Contingency fund financing plan

Replacing windows, reroofing or rehabilitating underground parking slabs, to name but a few, is usually very expensive. Upgrading the common portions generally represents significant costs for the co-ownership and the management of these can be complex. This reality is accentuated by the aging of Quebec's housing stock and the new obligations surrounding Bill 16.

Therefore, the contingency fund study must set out the financial parameters  to calculate the required level of contribution of the co-owners to finance essential interventions and maintain the assets in good condition.

Sufficient funding

Based on the different scenarios covered by the contingency fund study, the board of directors establishes the financing plan it prefers. This financing plan establishes the strategy put in place by the Board of Directors to meet the costs of the work estimated in the contingency fund study.  It provides for the amounts of contributions that would be required from the co-owners in the coming years, based on the estimated work schedule.
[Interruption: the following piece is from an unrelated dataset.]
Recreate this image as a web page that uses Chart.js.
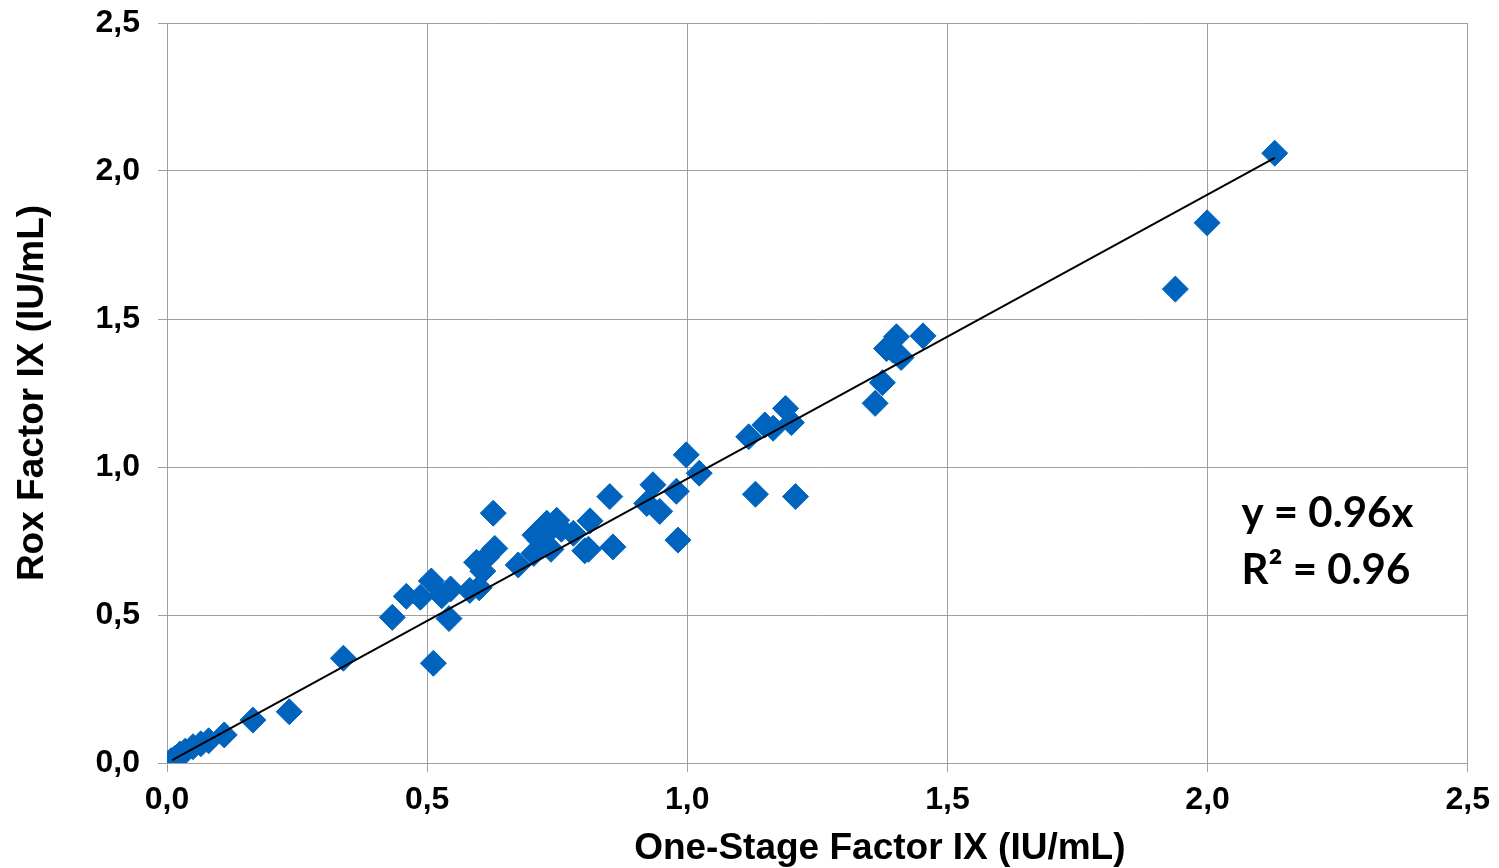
<!DOCTYPE html>
<html>
<head>
<meta charset="utf-8">
<title>Rox vs One-Stage Factor IX</title>
<script src="https://cdn.jsdelivr.net/npm/chart.js@4.4.1/dist/chart.umd.min.js"></script>
<style>
    html, body { margin: 0; padding: 0; background: #ffffff; }
    #wrap { width: 1499px; height: 868px; }
</style>
</head>
<body>
<div id="wrap"><canvas id="scatterChart" width="1499" height="868"></canvas></div>
<script>
// One-Stage Factor IX (x) vs Rox Factor IX (y)
const oneStageX = [
    0.008, 0.015, 0.025, 0.035, 0.050, 0.065, 0.080, 0.110, 0.165, 0.235, 0.339,
    0.433, 0.460, 0.487, 0.508, 0.512, 0.528, 0.542, 0.545, 0.582, 0.600,
    0.595, 0.607, 0.614, 0.630, 0.627, 0.675, 0.705, 0.707, 0.717, 0.723,
    0.730, 0.738, 0.749, 0.758, 0.781, 0.803, 0.810, 0.813, 0.851, 0.857,
    0.922, 0.934, 0.947, 0.979, 0.982, 0.998, 1.023,
    1.118, 1.131, 1.149, 1.165, 1.189, 1.200, 1.208,
    1.361, 1.375, 1.383, 1.395, 1.402, 1.411, 1.453,
    1.938, 1.999, 2.129
];
const roxY = [
    0.008, 0.015, 0.030, 0.040, 0.055, 0.065, 0.075, 0.095, 0.145, 0.173, 0.354,
    0.492, 0.563, 0.560, 0.615, 0.337, 0.565, 0.488, 0.588, 0.583, 0.592,
    0.678, 0.648, 0.695, 0.725, 0.844, 0.669, 0.708, 0.770, 0.752, 0.765,
    0.810, 0.722, 0.820, 0.790, 0.776, 0.717, 0.722, 0.818, 0.900, 0.730,
    0.877, 0.940, 0.850, 0.918, 0.753, 1.041, 0.979,
    1.102, 0.908, 1.142, 1.131, 1.198, 1.150, 0.900,
    1.215, 1.285, 1.400, 1.395, 1.440, 1.370, 1.443,
    1.601, 1.825, 2.060
];

// linear trendline through the origin (y = 0.96x), ends
const trendX = [0.010, 2.129];
const trendY = [0.010, 2.044];

// axis ticks
const xTickLabels = ['0,0', '0,5', '1,0', '1,5', '2,0', '2,5'];
const yTickLabels = ['0,0', '0,5', '1,0', '1,5', '2,0', '2,5'];

// axis titles and equation box
const xTitle = 'One-Stage Factor IX (IU/mL)';
const yTitle = 'Rox Factor IX (IU/mL)';
const eqLines = ['y = 0.96x', 'R\u00B2 = 0.96'];

const markerColor = '#0064BE';
const gridColor = '#9e9e9e';
const tickFont = { family: '"Liberation Sans", Arial, sans-serif', size: 32, weight: 'bold' };
const titleFont = { family: '"Liberation Sans", Arial, sans-serif', size: 37, weight: 'bold' };

const scatterPoints = oneStageX.map((x, i) => ({ x: x, y: roxY[i] }));
const trendPoints = trendX.map((x, i) => ({ x: x, y: trendY[i] }));

// draws the x title (it sits right of the plot centre) and the regression equation
const extraText = {
    id: 'extraText',
    afterDraw(chart) {
        const { ctx, scales: { x, y } } = chart;
        ctx.save();
        ctx.fillStyle = '#000000';

        ctx.font = 'bold 37px "Liberation Sans", Arial, sans-serif';
        ctx.textAlign = 'center';
        ctx.textBaseline = 'middle';
        ctx.fillText(xTitle, x.getPixelForValue(1.37), 849);

        ctx.font = 'bold 42px Lato, "Open Sans", sans-serif';
        ctx.textAlign = 'left';
        ctx.textBaseline = 'alphabetic';
        const left = x.getPixelForValue(2.065);
        ctx.fillText(eqLines[0], left, y.getPixelForValue(0.797));
        ctx.fillText(eqLines[1], left, y.getPixelForValue(0.606));
        ctx.restore();
    }
};

const chartCtx = document.getElementById('scatterChart').getContext('2d');

new Chart(chartCtx, {
    type: 'scatter',
    data: {
        datasets: [
            {
                label: 'Trend',
                type: 'line',
                data: trendPoints,
                borderColor: '#000000',
                borderWidth: 2,
                pointRadius: 0,
                fill: false,
                order: 0,
            },
            {
                label: 'Samples',
                data: scatterPoints,
                pointStyle: 'rectRot',
                pointRadius: 13,
                pointBorderWidth: 1,
                backgroundColor: markerColor,
                borderColor: markerColor,
                order: 1,
            }
        ]
    },
    options: {
        responsive: false,
        animation: false,
        devicePixelRatio: 1,
        layout: {
            padding: { top: 23, right: 31, left: 0, bottom: 0 }
        },
        scales: {
            x: {
                type: 'linear',
                min: 0,
                max: 2.5,
                afterFit(scale) { scale.height = 105; },
                grid: { color: gridColor, lineWidth: 1, tickLength: 9, tickColor: gridColor },
                border: { color: gridColor, width: 1 },
                ticks: {
                    stepSize: 0.5,
                    padding: 9,
                    color: '#000000',
                    font: tickFont,
                    maxRotation: 0,
                    callback: (value, index) => xTickLabels[index],
                },
                title: { display: false },
            },
            y: {
                type: 'linear',
                min: 0,
                max: 2.5,
                afterFit(scale) {
                    scale.width = 167;
                    scale.paddingTop = 0;
                    scale.paddingBottom = 0;
                },
                grid: { color: gridColor, lineWidth: 1, tickLength: 9, tickColor: gridColor },
                border: { color: gridColor, width: 1 },
                ticks: {
                    stepSize: 0.5,
                    padding: 18,
                    color: '#000000',
                    font: tickFont,
                    callback: (value, index) => yTickLabels[index],
                },
                title: {
                    display: true,
                    text: yTitle,
                    color: '#000000',
                    font: titleFont,
                    padding: { top: 11, bottom: 0 },
                },
            },
        },
        plugins: {
            legend: { display: false },
            tooltip: { enabled: false },
        },
    },
    plugins: [extraText]
});
</script>
</body>
</html>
This forecast should not be limited to ensuring that the total income of the contingency fund at the end of the period covered by the study exceeds the total expenditure estimates. It must also take into consideration the various times when it will be necessary to carry out the work so that the sums accumulated before the planned date of completion of the works are sufficient to cover the full financing of these interventions.

Specificized financing

In principle, the syndicate does not have to account for every item in the contingency fund. It is a single fund and can use the money it contains for any major repair or replacement of the common portions. However, the financing plan must, in certain circumstances, be particularized to take into consideration the common portions for restricted use. It may be taken into account in the establishment of the contribution to the contingency fund of the respective rights of the co-owners on the common portions for restricted use.  Article 1064 of the Civil Code of Quebec specifies that the declaration of co-ownership could include a provision allowing a co-owner to be charged, as particular common expenses, for the costs associated with the replacement  of a common portion for restricted use, such as wooden gratings on a roof terrace for which he has exclusive use. Thus each co-owner should inject, if necessary, to the contingency fund the sums required, and this according to his respective rights on the common portions for restricted use. Therefore, accounting entries are necessary in the books of the syndicate to identify the sums paid, held or spent for certain common portions for restricted use.

Consultation of co-owners

The financing of co-ownership work depends first and foremost on establishing a budget. It is essential that this financing plan be presented to the co-owners, meeting in annual or extraordinary meeting, within a reasonable time. Thus, each of the co-owners has crucial information, in the event of the sale of his unit. Remember that any potential buyer must know what to expect, in the future, in terms of contributions to the contingency fund. The consultation of the co-owners on the financing plan is an extremely important step. The latter will be able to evaluate its content and give an assessment of it. Some of them will want to comment on the amounts spent on the various items. Other co-owners will ask for clarification or even suggest changes to be made. A "consultative vote" may even be held, although in principle it has no decision-making value.


WHAT YOU SHOULD KNOW ! A financing plan is a document that presents the financial needs of a syndicate of co-owners at its beginnings and then over several years and the financial resources allocated in return. The objective of the financing plan is to balance the needs and resources of the co-ownership with consistency. TO KEEP IN MIND : Once the financing plan has been drawn up, it should be checked that the initial needs related to the conservation of the building are sufficiently financed and that the financial structure is sound over the budgeted years.

WARNING !​ The co-owners must have all available documents to be consulted on the contingency fund financing plan. This consultation of the co-owners can thus be done in full knowledge of the facts.